Lamu port, land key issues ahead of polls

By Patrick Beja

Lamu County Aspirants have singled out the port and resettlement of squatters as main policies in campaigns

Port and land matters now dominate politics in Lamu County as various politicians intensify the hunt for votes for governor and other key positions.

Politicians have turned the port and resettlement of squatters as fodder in the ensuing campaigns.

Residents and politicians have come up with a list of demands to the Government before the construction of Lamu port kicks off.

They want full compensation for land in the designated port site for locals, including squatters.

They are also demanding that 30 per cent of proceeds from the Lamu port be reserved for development of the county.

The residents also want to be given priority in the allocation of jobs once the port is developed. “We are going to demand an agreement to be signed between Government and Lamu residents to ensure the county reaps meaningful benefits from the port and not all proceeds are taken to the central government,” a gubernatorial aspirant, Issa Timamy, stated yesterday.

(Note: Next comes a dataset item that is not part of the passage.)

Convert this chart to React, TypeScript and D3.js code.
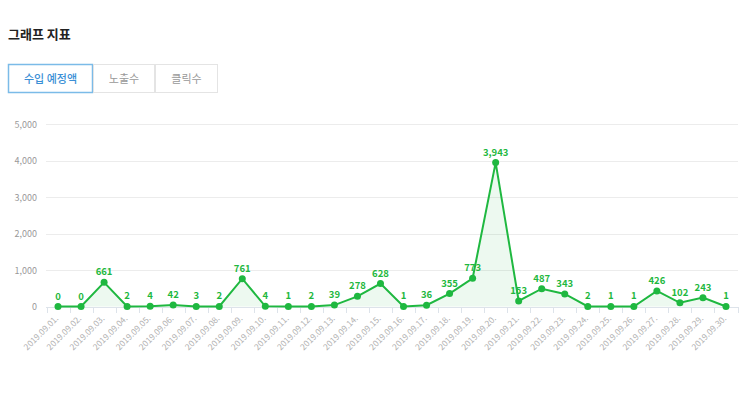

The UDF aspirant spoke when he addressed a campaign rally at Mpeketoni town at the weekend.

The Lamu port steering committee headed by former Lamu County Council Chairman Abdalla Fadhil is also pushing the Government to ensure the port fully benefits local residents.

Mr Timamy, who was accompanied by Lamu UDF senatorial aspirant Hassan Albeity, unveiled Eric Mugo as gubernatorial running mate in a move seen to attract the Kikuyu community votes in the cosmopolitan county.

In Lamu, politicians are seeking ethnic inclusiveness as a way of winning votes particularly from the Kikuyu-dominated Mpeketoni Division.

At the weekend, the campaign team of the Lamu TNA gubernatorial aspirant and outgoing Lamu West MP Fahim Twaha criss-crossed Mpeketoni town in the hunt for votes.

TNA senatorial aspirant and outgoing Lamu East MP Abu Chiaba also spent time in Mpeketoni town at the weekend.

Mr Swaleh Imu is also seeking the Lamu gubernatorial seat on an Alliance Party of Kenya (APK) ticket.

Mr Albeity said elders from all communities in Lamu County have endorsed the selection of Mr Mugo as it would ensure cohesiveness.

Grazing corridors

Mugo said the Mpeketoni elders forum selected him to be Timamy’s running mate and he had to abandon his ambitions to contest the Lamu parliamentary seat on a Narc ticket.

Mr Timamy rooted for the introduction of irrigated agriculture, creation of grazing corridors to avoid conflict between pastoralists and farmers as witnessed in the Tana Delta and revival of cotton farming by seeking markets for the crop whose prices have dropped for the last 15 years.